> **Requirements**
Search the data for the word "Clone". Reproduce every line where it is found.

> **The input**
-------------------------

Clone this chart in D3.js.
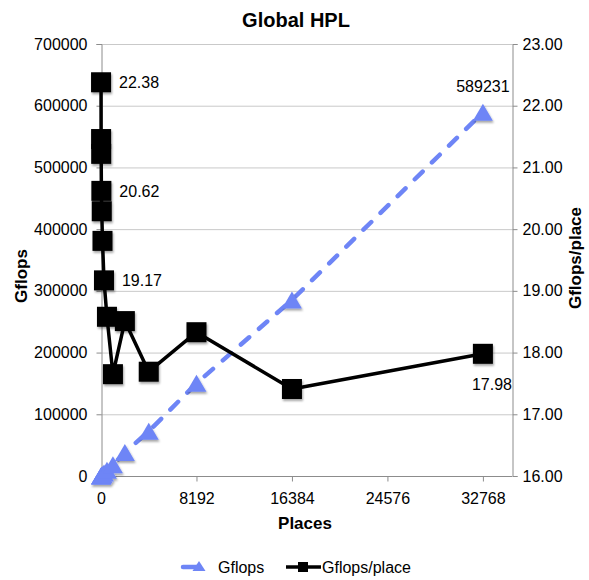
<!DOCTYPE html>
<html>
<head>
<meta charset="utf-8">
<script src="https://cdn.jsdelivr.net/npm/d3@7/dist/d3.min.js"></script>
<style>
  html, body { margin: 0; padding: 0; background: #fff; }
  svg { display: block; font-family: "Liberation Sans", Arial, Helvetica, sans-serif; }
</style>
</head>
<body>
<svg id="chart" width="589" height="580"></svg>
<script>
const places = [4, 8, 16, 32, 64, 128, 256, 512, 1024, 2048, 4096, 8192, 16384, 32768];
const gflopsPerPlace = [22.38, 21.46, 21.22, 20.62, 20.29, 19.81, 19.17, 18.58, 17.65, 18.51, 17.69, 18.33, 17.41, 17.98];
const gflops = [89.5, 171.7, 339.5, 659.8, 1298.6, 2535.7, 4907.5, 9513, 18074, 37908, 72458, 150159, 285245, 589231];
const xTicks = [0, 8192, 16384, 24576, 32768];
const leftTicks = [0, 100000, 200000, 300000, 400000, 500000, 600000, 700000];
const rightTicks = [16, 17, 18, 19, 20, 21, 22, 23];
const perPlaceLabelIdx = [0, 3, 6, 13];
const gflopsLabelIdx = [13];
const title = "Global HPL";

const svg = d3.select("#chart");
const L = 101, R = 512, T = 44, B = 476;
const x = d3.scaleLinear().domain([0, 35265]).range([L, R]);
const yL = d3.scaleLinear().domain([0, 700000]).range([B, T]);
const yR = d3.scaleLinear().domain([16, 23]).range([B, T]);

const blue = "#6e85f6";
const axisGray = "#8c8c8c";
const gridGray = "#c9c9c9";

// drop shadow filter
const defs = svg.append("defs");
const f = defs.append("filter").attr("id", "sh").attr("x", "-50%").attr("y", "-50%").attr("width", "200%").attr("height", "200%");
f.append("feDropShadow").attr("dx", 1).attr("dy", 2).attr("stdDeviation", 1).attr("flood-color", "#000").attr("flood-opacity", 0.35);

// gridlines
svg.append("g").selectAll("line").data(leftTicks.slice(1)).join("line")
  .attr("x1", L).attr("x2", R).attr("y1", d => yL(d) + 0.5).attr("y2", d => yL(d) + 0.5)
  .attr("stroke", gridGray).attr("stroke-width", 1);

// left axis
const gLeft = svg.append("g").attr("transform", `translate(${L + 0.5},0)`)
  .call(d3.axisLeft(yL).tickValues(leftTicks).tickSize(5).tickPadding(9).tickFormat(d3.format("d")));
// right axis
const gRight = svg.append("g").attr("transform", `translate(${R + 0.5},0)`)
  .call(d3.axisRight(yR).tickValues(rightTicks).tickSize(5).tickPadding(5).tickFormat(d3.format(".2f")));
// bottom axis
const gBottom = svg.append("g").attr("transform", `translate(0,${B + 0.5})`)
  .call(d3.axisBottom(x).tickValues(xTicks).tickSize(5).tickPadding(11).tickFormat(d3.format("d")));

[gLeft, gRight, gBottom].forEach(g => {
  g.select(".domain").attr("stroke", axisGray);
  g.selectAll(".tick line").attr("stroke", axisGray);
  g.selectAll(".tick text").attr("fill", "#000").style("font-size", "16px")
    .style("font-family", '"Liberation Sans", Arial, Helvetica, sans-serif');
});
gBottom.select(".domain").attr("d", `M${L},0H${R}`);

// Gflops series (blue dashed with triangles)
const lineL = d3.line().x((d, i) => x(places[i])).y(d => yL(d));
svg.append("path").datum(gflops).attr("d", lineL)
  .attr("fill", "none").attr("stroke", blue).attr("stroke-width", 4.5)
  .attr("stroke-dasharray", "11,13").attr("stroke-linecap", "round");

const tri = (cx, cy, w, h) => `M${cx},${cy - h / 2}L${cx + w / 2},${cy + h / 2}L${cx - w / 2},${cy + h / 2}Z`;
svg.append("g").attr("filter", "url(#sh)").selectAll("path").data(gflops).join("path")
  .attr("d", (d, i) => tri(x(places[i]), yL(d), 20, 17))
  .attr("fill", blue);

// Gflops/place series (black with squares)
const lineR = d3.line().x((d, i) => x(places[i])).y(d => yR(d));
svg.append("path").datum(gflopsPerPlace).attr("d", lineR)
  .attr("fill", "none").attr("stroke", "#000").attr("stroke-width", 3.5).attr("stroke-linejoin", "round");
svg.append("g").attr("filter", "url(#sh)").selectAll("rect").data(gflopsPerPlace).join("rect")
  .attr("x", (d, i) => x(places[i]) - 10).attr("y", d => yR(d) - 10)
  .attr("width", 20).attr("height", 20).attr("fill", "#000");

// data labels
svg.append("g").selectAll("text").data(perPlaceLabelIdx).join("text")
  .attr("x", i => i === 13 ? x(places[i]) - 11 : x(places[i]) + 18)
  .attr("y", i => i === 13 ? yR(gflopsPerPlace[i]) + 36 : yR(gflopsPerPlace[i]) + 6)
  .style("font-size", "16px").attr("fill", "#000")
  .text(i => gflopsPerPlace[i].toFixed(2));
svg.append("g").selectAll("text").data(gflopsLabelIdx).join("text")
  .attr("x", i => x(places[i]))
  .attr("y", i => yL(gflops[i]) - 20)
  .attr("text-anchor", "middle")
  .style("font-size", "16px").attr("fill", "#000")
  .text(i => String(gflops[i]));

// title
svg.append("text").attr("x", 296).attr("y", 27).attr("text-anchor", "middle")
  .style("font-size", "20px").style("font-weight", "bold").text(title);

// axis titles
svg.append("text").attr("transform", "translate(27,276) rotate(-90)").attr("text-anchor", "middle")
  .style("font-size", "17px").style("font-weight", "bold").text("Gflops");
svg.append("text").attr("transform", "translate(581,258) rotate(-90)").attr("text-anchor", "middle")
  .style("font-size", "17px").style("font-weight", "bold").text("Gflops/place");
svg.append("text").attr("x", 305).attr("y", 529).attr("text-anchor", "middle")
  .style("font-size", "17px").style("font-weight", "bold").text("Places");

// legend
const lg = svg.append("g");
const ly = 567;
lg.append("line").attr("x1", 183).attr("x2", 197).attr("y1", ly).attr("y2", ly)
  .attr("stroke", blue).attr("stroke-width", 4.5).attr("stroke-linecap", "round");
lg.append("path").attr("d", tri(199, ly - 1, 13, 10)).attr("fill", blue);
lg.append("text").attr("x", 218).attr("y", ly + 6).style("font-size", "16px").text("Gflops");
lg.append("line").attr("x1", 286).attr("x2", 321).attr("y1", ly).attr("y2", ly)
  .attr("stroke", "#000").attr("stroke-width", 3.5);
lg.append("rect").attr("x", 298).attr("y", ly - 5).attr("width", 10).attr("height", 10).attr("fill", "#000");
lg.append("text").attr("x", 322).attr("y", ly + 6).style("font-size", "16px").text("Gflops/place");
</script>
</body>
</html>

-------------------------

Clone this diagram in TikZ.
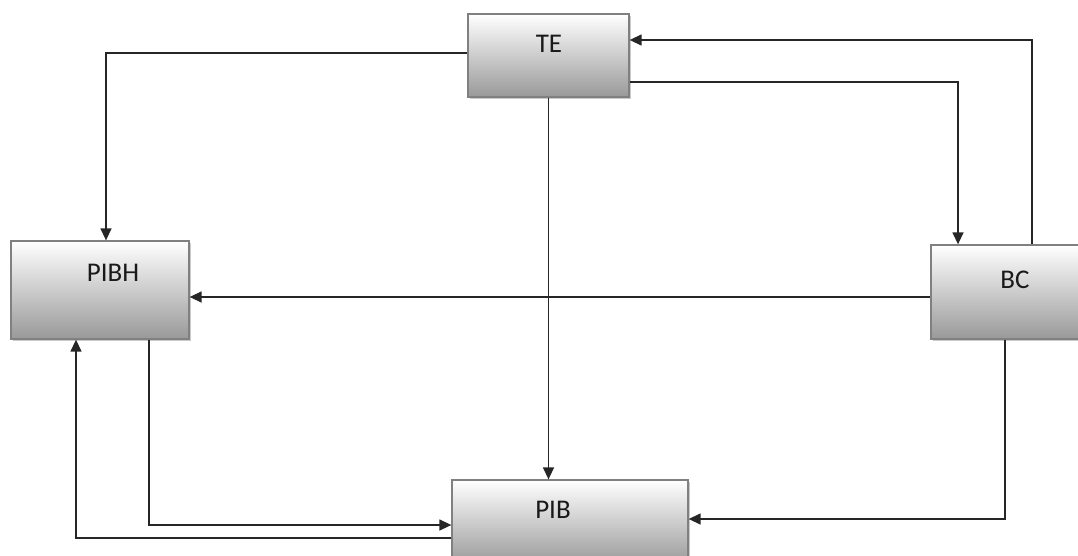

-------------------------

> **Answer to the exercise**
Clone this chart in D3.js.
Clone this diagram in TikZ.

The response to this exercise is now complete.